Pictures stay out of the copy; restate everything else in the material exactly.

___ MATERIAL PROVIDED

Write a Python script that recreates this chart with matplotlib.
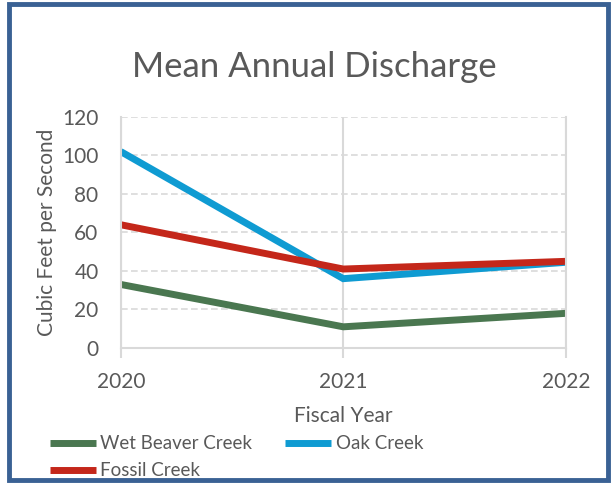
import matplotlib
matplotlib.use("Agg")
import matplotlib.pyplot as plt
from matplotlib.patches import Rectangle

# Mean annual discharge (cfs) per fiscal year
anios = [2020, 2021, 2022]
wet_beaver = [33, 11, 18]
oak = [102, 36, 44.5]
fossil = [64, 41, 45]

series = [
    ("Wet Beaver Creek", wet_beaver, "#4A7750"),
    ("Oak Creek", oak, "#0F9BD2"),
    ("Fossil Creek", fossil, "#C4271A"),
]

plt.rcParams["font.family"] = ["Lato", "DejaVu Sans"]
texto = "#595959"
gris = "#D9D9D9"

fig = plt.figure(figsize=(6.13, 4.83), dpi=100)
ax = fig.add_axes([0.197, 0.2795, 0.726, 0.4785])

lineas = {}
for nombre, valores, color in series:
    lineas[nombre], = ax.plot(anios, valores, color=color, lw=5, label=nombre,
                              solid_capstyle="butt", solid_joinstyle="miter")

ax.set_xlim(2020, 2022)
ax.set_ylim(0, 120)
ax.set_xticks(anios)
ax.set_xticklabels([str(a) for a in anios])
ax.set_yticks(range(0, 121, 20))

ax.yaxis.grid(True, color=gris, ls=(0, (4, 2)), lw=1.2)
ax.xaxis.grid(True, color=gris, ls="-", lw=1.5)
ax.set_axisbelow(True)
for lado in ("left", "right", "bottom"):
    ax.spines[lado].set_color(gris)
    ax.spines[lado].set_linewidth(1.5)
ax.spines["top"].set_visible(False)

ax.tick_params(axis="y", length=0, pad=16, labelsize=15, labelcolor=texto)
ax.tick_params(axis="x", length=7, width=1.5, color=gris, pad=10,
               labelsize=15, labelcolor=texto)

ax.set_ylabel("Cubic Feet per Second", fontsize=15, color=texto)
ax.yaxis.set_label_coords(-0.144, 0.5)
ax.set_xlabel("Fiscal Year", fontsize=15, color=texto, labelpad=10)
fig.suptitle("Mean Annual Discharge", x=0.512, y=0.895, fontsize=25,
             color=texto)

# orden por filas: Wet Beaver, Oak / Fossil
orden = ["Wet Beaver Creek", "Fossil Creek", "Oak Creek"]
fig.legend([lineas[n] for n in orden], orden, loc="upper left",
           bbox_to_anchor=(0.081, 0.099), ncol=2, frameon=False, fontsize=13.5,
           labelcolor=texto, handlelength=2.45, handletextpad=0.25,
           columnspacing=1.75, labelspacing=0.55, borderpad=0, borderaxespad=0)

# marco azul alrededor de toda la figura
fig.patches.append(Rectangle((0.014, 0.006), 0.978, 0.986, transform=fig.transFigure,
                             fill=False, edgecolor="#3A6194", lw=3.5))

fig.savefig("out.png", dpi=100)
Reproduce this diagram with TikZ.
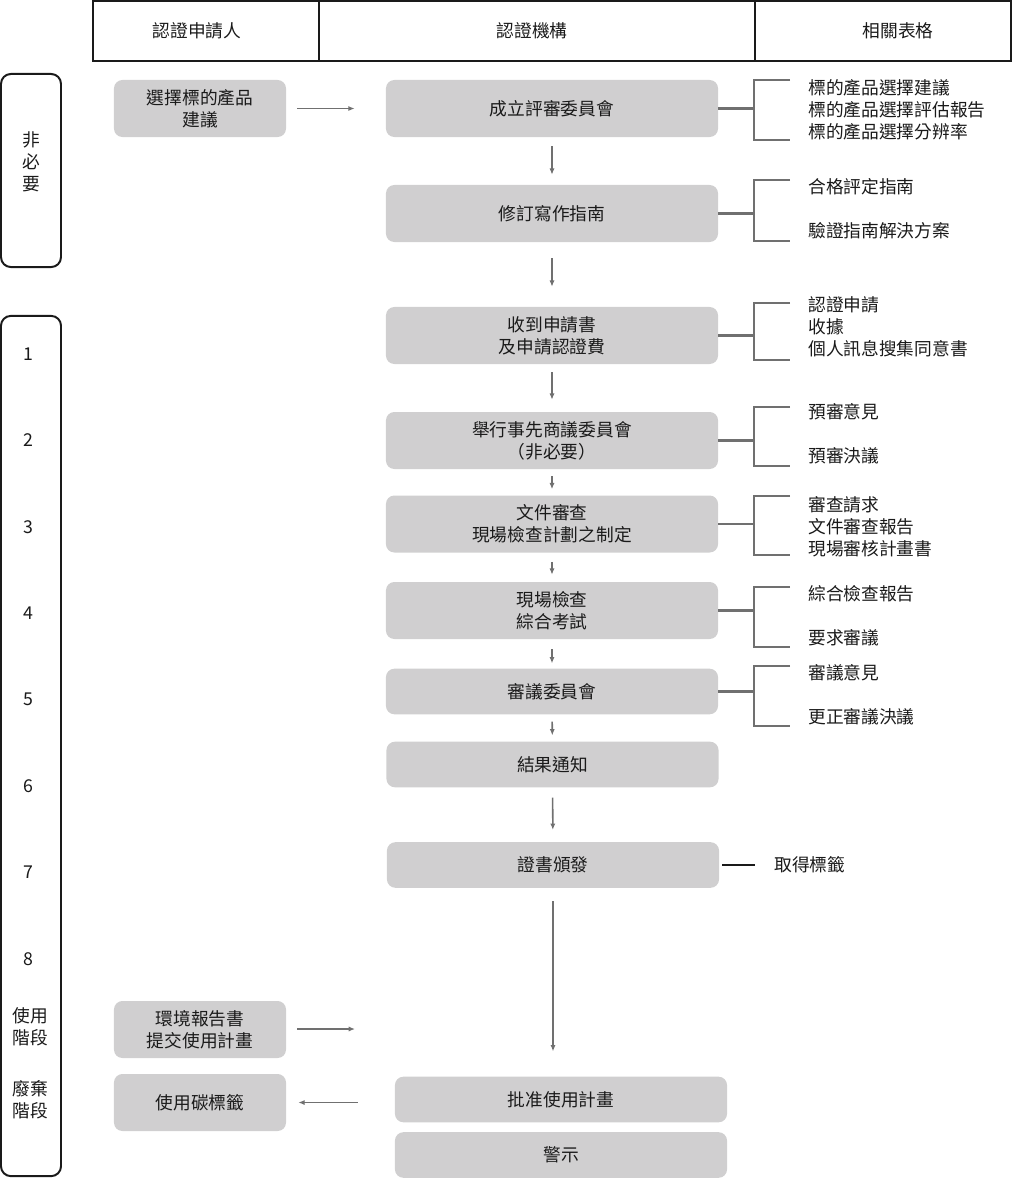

______

▶ **EXERCISE ANSWER**
Write a Python script that recreates this chart with matplotlib.
import matplotlib
matplotlib.use("Agg")
import matplotlib.pyplot as plt
from matplotlib.patches import Rectangle

# Mean annual discharge (cfs) per fiscal year
anios = [2020, 2021, 2022]
wet_beaver = [33, 11, 18]
oak = [102, 36, 44.5]
fossil = [64, 41, 45]

series = [
    ("Wet Beaver Creek", wet_beaver, "#4A7750"),
    ("Oak Creek", oak, "#0F9BD2"),
    ("Fossil Creek", fossil, "#C4271A"),
]

plt.rcParams["font.family"] = ["Lato", "DejaVu Sans"]
texto = "#595959"
gris = "#D9D9D9"

fig = plt.figure(figsize=(6.13, 4.83), dpi=100)
ax = fig.add_axes([0.197, 0.2795, 0.726, 0.4785])

lineas = {}
for nombre, valores, color in series:
    lineas[nombre], = ax.plot(anios, valores, color=color, lw=5, label=nombre,
                              solid_capstyle="butt", solid_joinstyle="miter")

ax.set_xlim(2020, 2022)
ax.set_ylim(0, 120)
ax.set_xticks(anios)
ax.set_xticklabels([str(a) for a in anios])
ax.set_yticks(range(0, 121, 20))

ax.yaxis.grid(True, color=gris, ls=(0, (4, 2)), lw=1.2)
ax.xaxis.grid(True, color=gris, ls="-", lw=1.5)
ax.set_axisbelow(True)
for lado in ("left", "right", "bottom"):
    ax.spines[lado].set_color(gris)
    ax.spines[lado].set_linewidth(1.5)
ax.spines["top"].set_visible(False)

ax.tick_params(axis="y", length=0, pad=16, labelsize=15, labelcolor=texto)
ax.tick_params(axis="x", length=7, width=1.5, color=gris, pad=10,
               labelsize=15, labelcolor=texto)

ax.set_ylabel("Cubic Feet per Second", fontsize=15, color=texto)
ax.yaxis.set_label_coords(-0.144, 0.5)
ax.set_xlabel("Fiscal Year", fontsize=15, color=texto, labelpad=10)
fig.suptitle("Mean Annual Discharge", x=0.512, y=0.895, fontsize=25,
             color=texto)

# orden por filas: Wet Beaver, Oak / Fossil
orden = ["Wet Beaver Creek", "Fossil Creek", "Oak Creek"]
fig.legend([lineas[n] for n in orden], orden, loc="upper left",
           bbox_to_anchor=(0.081, 0.099), ncol=2, frameon=False, fontsize=13.5,
           labelcolor=texto, handlelength=2.45, handletextpad=0.25,
           columnspacing=1.75, labelspacing=0.55, borderpad=0, borderaxespad=0)

# marco azul alrededor de toda la figura
fig.patches.append(Rectangle((0.014, 0.006), 0.978, 0.986, transform=fig.transFigure,
                             fill=False, edgecolor="#3A6194", lw=3.5))

fig.savefig("out.png", dpi=100)
Reproduce this diagram with TikZ.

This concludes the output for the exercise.